Faktor apa yang mempengaruhi penyesuaian diri orang tua terhadap anak indigo?
4. Bagaimana pola asuh yang diterapkan pada remaja indigo? D. Tujuan Penelitian
Berdasarkan permasalahan di atas, maka penelitian ini bertujuan untuk: 1.
Menganalisa problem dalam penyesuaian diri orang tua pada remaja indigo. 2.
Menggambarkan proses penyesuaian diri orang tua pada remaja indigo. 3.
Menganalisa faktor-faktor yang mempengaruhi penyesuaian diri orang tua terhadap
anak indigo. 4. Mengetahui bentuk pola asuh yang diterapkan oleh orang tua
terhadap remaja indigo. E. Kegunaan Penelitian 1. Teoritis Bagi ilmu
pengetahuan, ilmu pengetahuan, penelitian ini diharapkan mampu memberikan
kontribusi berkaitan dengan penyesuaian diri orangtua yang mempunyai anak yang
indigo dan bagiamana pola asuh yang diterapkan oleh orang tua terhadap remaja
indigo. 2. Praktis Hasil penelitian ini dapat memberi masukan pada orang tua
bagaimana memperlakukan anak indogo. Penelitian ini di harapkan memberi
pengetahuan bagi orang tua bagaimana cara mengatasi berbagai masalah yang
muncul mengenai anaknya.

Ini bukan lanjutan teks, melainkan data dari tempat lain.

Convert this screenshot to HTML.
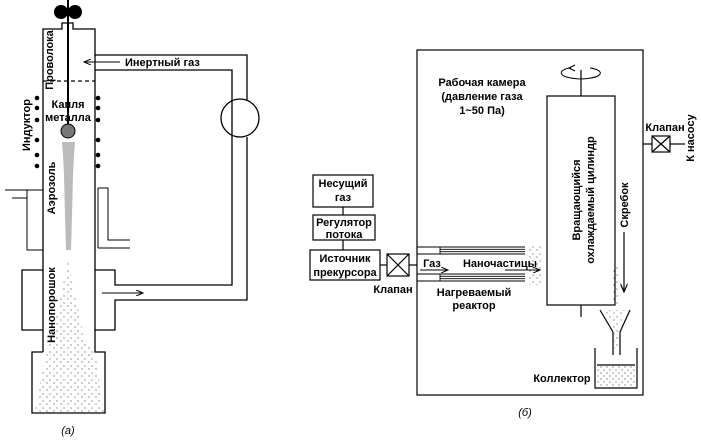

Penelitian ini akan memberi kontribusi bagi orang tua
agar dapat menghindari stress yang di sebabkan munculnya masalah mengenai anak.
Selain itu, penelitian ini memberikan pengetahuan bagi masyarakat mengenai anak
indigo, sehingga masyarakat mampu menerima anak indigo di tengah-tengah mereka.